En tout état de cause, la SA Créatis justifie en cause d’appel également d’une consultation du FICP le 9 juin 2016, donc avant la conclusion du contrat du 24 juin 2016.

Il résulte de ces éléments qu’elle a respecté les obligations des textes précités et que la déchéance du droit aux intérêts n’est pas encourue.

Il convient donc de réformer le jugement en ce sens.

II/ Sur le montant de la créance

Aux termes de l’article L 311-24 du code de la consommation en vigueur à la date du contrat, en cas de défaillance de l’emprunteur, le prêteur pourra exiger le remboursement immédiat du capital restant dû, majoré des intérêts échus, mais non payés, jusqu’à la date du règlement effectif, les sommes restant dues, produisent des intérêts de retard à un taux égal à celui du prêt.

En outre, le prêteur pourra demander à l’emprunteur défaillant une indemnité, qui dépendant de la durée restant à courir du contrat et sans préjudice de l’application des articles 1152 et 1231 du code civil, sera fixée suivant un barême déterminé par décret.

Le prêteur produit à l’appui de ses prétentions, le contrat de prêt, le tableau d’amortissement, l’historique du compte et un décompte.

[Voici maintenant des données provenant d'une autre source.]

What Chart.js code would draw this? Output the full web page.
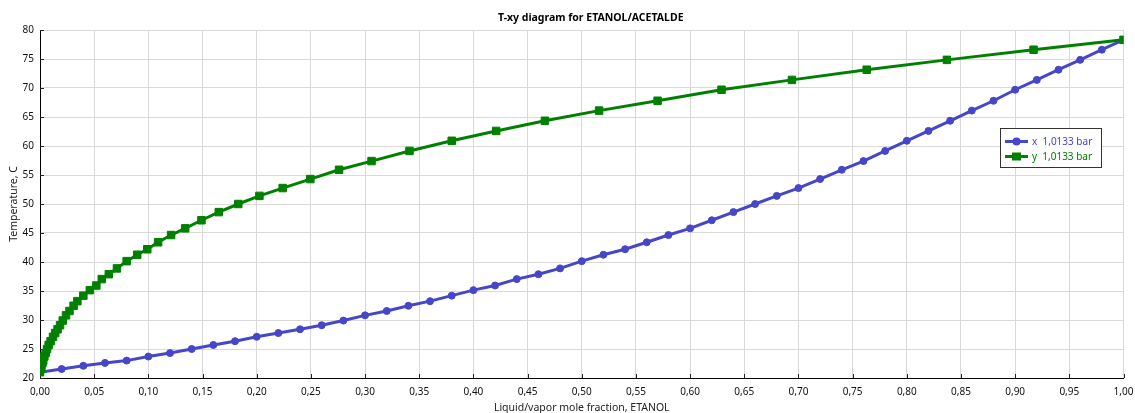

Il résulte de ces éléments que le capital restant dû à la date de déchéance du terme s’élève à la somme de 18.066,21 euros et les échéances impayées à la somme de 3.126,33 soit un total de 21.192,54 euros. Il ressort cependant du décompte que des remboursements sont ensuite intervenus pour un montant de 566,99 euros, laissant subsister la somme de 20.625,55 euros, avec intérêts au taux contractuel de 5,62%, à compter du 27 novembre 2020, date de la mise en demeure prononçant la déchéance du terme et non du 22 septembre 2020, comme sollicité par l’appelante.

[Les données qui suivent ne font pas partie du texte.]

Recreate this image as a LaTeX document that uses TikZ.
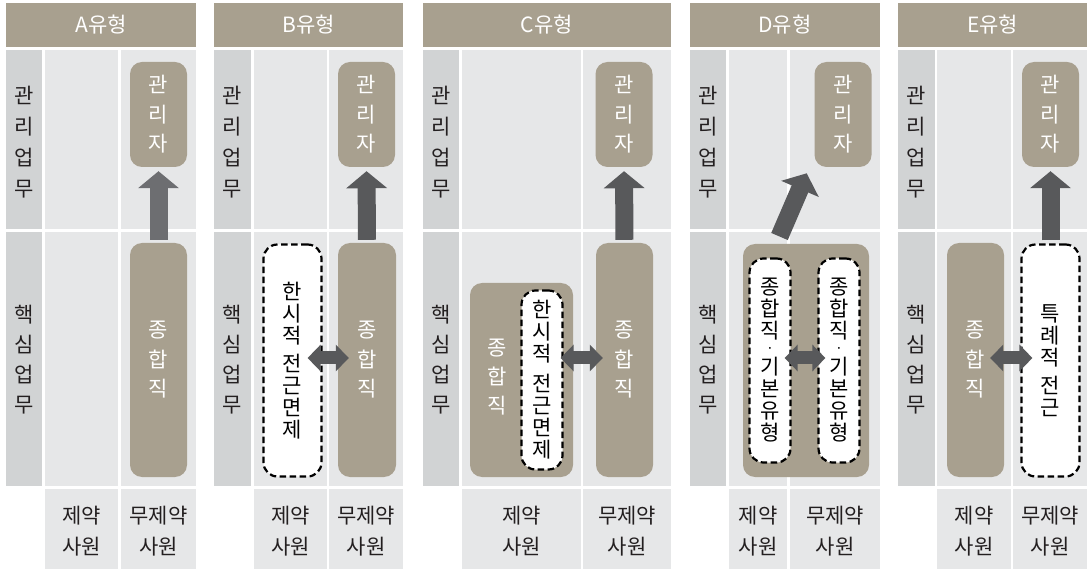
\documentclass[tikz,border=0pt]{standalone}
\usepackage{fontspec}
\setmainfont{Noto Sans CJK KR}
\usetikzlibrary{arrows.meta,calc}
\definecolor{tanc}{HTML}{A8A08F}
\definecolor{cellc}{HTML}{E6E7E8}
\definecolor{labc}{HTML}{D1D3D4}
\definecolor{arrc}{HTML}{58595B}
\definecolor{arrA}{HTML}{6D6E71}
\definecolor{txtc}{HTML}{231F20}
\newcommand{\smalldot}{{\fontsize{14}{14}\selectfont ·}}
\tikzset{
 hdr/.style={fill=tanc},
 hdrtext/.style={text=white, font=\fontsize{21}{24}\selectfont, inner sep=0pt},
 cell/.style={fill=cellc},
 labcell/.style={fill=labc},
 vlab/.style={text=txtc, align=center, inner sep=0pt, font=\fontsize{21}{31}\selectfont},
 blab/.style={text=txtc, align=center, inner sep=0pt, font=\fontsize{21}{31}\selectfont},
 tanbox/.style={fill=tanc, rounded corners=12pt, inner sep=0pt, minimum width=57pt, text=white, align=center, font=\fontsize{21}{29.5}\selectfont},
 boxtext/.style={text=white, align=center, inner sep=0pt, font=\fontsize{21}{29}\selectfont},
 dashbox/.style={draw=black, fill=white, line width=2.2pt, dash pattern=on 6.5pt off 3.5pt, rounded corners=14pt, inner sep=0pt, text=black, align=center, font=\fontsize{21}{22}\selectfont},
 uparrow/.style={draw=arrc, line width=18pt, -{Triangle[width=40pt,length=17pt]}, shorten <=3pt, shorten >=4pt},
 dblarrow/.style={draw=arrc, line width=13pt, {Triangle[width=26pt,length=13pt]}-{Triangle[width=26pt,length=13pt]}},
}
\newcommand{\drawpanel}[7]{%
 \fill[hdr] (#2,3) rectangle (#7,47);
 \node[hdrtext] (hdr#1) at ({(#2+#7)/2},25) {#1유형};
 \fill[labcell] (#2,50) rectangle (#3,229);
 \fill[labcell] (#2,232) rectangle (#3,486);
 \fill[cell] (#4,50) rectangle (#5,229);
 \fill[cell] (#6,50) rectangle (#7,229);
 \fill[cell] (#4,232) rectangle (#5,486);
 \fill[cell] (#6,232) rectangle (#7,486);
 \fill[cell] (#4,489) rectangle (#5,569);
 \fill[cell] (#6,489) rectangle (#7,569);
 \node[vlab] (mgrlab#1) at ({(#2+#3)/2},142) {관\\리\\업\\무};
 \node[vlab, font=\fontsize{21}{30}\selectfont] (corelab#1) at ({(#2+#3)/2},360) {핵\\심\\업\\무};
 \node[blab] (cons#1) at ({(#4+#5)/2},531) {제약\\사원};
 \node[blab] (uncons#1) at ({(#6+#7)/2},531) {무제약\\사원};
}
\begin{document}
\begin{tikzpicture}[x=1pt,y=-1pt]
\fill[white] (0,0) rectangle (1090,569);
\useasboundingbox (0,0) rectangle (1090,569);
\coordinate (arrowrow) at (0,358);

\drawpanel{A}{6}{42}{45}{118}{121}{196}
\drawpanel{B}{214}{251}{254}{327}{329}{403}
\drawpanel{C}{423}{459}{462}{581}{583}{671}
\drawpanel{D}{690}{726}{729}{787}{790}{880}
\drawpanel{E}{898}{935}{937}{1011}{1013}{1087}

% A
\node[tanbox, minimum height=105pt] (mgrA) at (158.5,114.5) {관\\리\\자};
\node[tanbox, minimum height=234pt] (genA) at (158.5,360) {종\\합\\직};
\draw[uparrow, draw=arrA] (genA.north) -- (mgrA.south);

% B
\node[tanbox, minimum height=105pt] (mgrB) at (366.5,114.5) {관\\리\\자};
\node[tanbox, minimum width=58pt, minimum height=234pt] (genB) at (367,360) {종\\합\\직};
\node[dashbox, minimum width=58pt, minimum height=232pt] (tmpB) at (292.5,360.5) {한\\시\\적\\[6pt]전\\근\\면\\제};
\draw[uparrow] (genB.north) -- (mgrB.south);
\draw[dblarrow, shorten <=-15pt, shorten >=-11pt] (tmpB.east |- arrowrow) -- (genB.west |- arrowrow);

% C
\node[tanbox, minimum height=105pt] (mgrC) at (624,114.5) {관\\리\\자};
\node[tanbox, minimum height=234pt] (genC) at (624.5,360) {종\\합\\직};
\node[tanbox, minimum width=103pt, minimum height=194pt] (mixC) at (521.5,380) {};
\node[boxtext] (mixCtext) at (497,377) {종\\합\\직};
\node[dashbox, minimum width=41pt, minimum height=179pt] (tmpC) at (542,380) {한\\시\\적\\[8pt]전\\근\\면\\제};
\draw[uparrow] (genC.north) -- (mgrC.south);
\draw[dblarrow, shorten <=-3pt, shorten >=-7pt] (tmpC.east |- arrowrow) -- (genC.west |- arrowrow);

% D
\node[tanbox, minimum height=105pt] (mgrD) at (843,114.5) {관\\리\\자};
\node[tanbox, minimum width=126pt, minimum height=233pt] (mixD) at (806,360.5) {};
\node[dashbox, minimum width=41pt, minimum height=204pt] (tmpD1) at (770,360.5) {종\\합\\직\\[-7pt]\smalldot\\[-1pt]기\\본\\유\\형};
\node[dashbox, minimum width=41pt, minimum height=204pt] (tmpD2) at (839,360.5) {종\\합\\직\\[-7pt]\smalldot\\[-1pt]기\\본\\유\\형};
\coordinate (Dtail) at (779.5,236.5);
\coordinate (Dtip) at (806.7,173.3);
\draw[uparrow, shorten <=0pt, shorten >=0pt] (Dtail) -- (Dtip);
\draw[dblarrow, shorten <=-7pt, shorten >=-8pt] (tmpD1.east |- arrowrow) -- (tmpD2.west |- arrowrow);

% E
\node[tanbox, minimum height=105pt] (mgrE) at (1050.5,114.5) {관\\리\\자};
\node[tanbox, minimum height=234pt] (genE) at (975.5,360) {종\\합\\직};
\node[dashbox, minimum width=58pt, minimum height=232pt] (tmpE) at (1050.5,360.5) {특\\례\\적\\[6pt]전\\근};
\draw[uparrow] (tmpE.north) -- (mgrE.south);
\draw[dblarrow, shorten <=-14pt, shorten >=-12pt] (genE.east |- arrowrow) -- (tmpE.west |- arrowrow);
\end{tikzpicture}
\end{document}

En outre, en application de l’article 1231-5 du code civil, lorsque le contrat stipule que celui qui manquera de l’exécuter paiera une certaine somme à titre de dommages et intérêts, il ne peut être alloué une somme plus forte ni moindre. Néanmoins, le juge peut même d’office augmenter modérer ou augmenter la pénalité ainsi convenue, si elle est manifestement excessive.

En l’espèce, si le principe de la clause pénale est effectivement prévu par la loi, il n’en demeure pas moins que la loi a également prévu que le juge puisse la modérer, de sorte que cette dernière peut être considérée comme excessive, contrairement à ce que soutient la société Créatis. En l’espèce, le montant de l’indemnité est manifestement excessif compte tenu du taux contractuel élevé pratiqué et il convient de la réduire à la somme de 100 euros. Cette somme ne peut par ailleurs porter intérêts qu’au taux légal.

En conséquence, il convient de condamner Mme [S] [V] à payer à la SA Créatis la somme de 20.725,55 euros avec intérêts au taux contractuel de 5,62% sur la somme de 20.625,55 euros et au taux légal sur la somme de 100 euros à compter du 27 novembre 2020.

Il convient donc de réformer le jugement en ce sens.

III/ Sur les demandes accessoires

L’équité commande de débouter la SA Créatis de sa demande sur le fondement des dispositions de l’article 700 du code de procédure civile en cause d’appel.

Enfin, Mme [S] [V] succombant en appel, elle est condamnée aux dépens d’appel, en application de l’article 696 du code de procédure civile.

PAR CES MOTIFS

Réforme le jugement déféré en ses dispositions soumises à la Cour,

Et statuant à nouveau,

Dit n’y avoir lieu à prononcer la déchéance du droit aux intérêts contractuels,

Condamne Mme [S] [V] à payer à la SA Créatis la somme de 20.725,55 euros avec intérêts au taux contractuel de 5,62% sur la somme de 20.625,55 euros et au taux légal sur la somme de 100 euros à compter du 27 novembre 2020 au titre du contrat de prêt du 24 juin 2016,

et y ajoutant

Condamne Mme [S] [V] aux dépens d’appel,

Déboute la SA Créatis de sa demande au titre de l’article 700 du code de procédure civile en cause d’appel.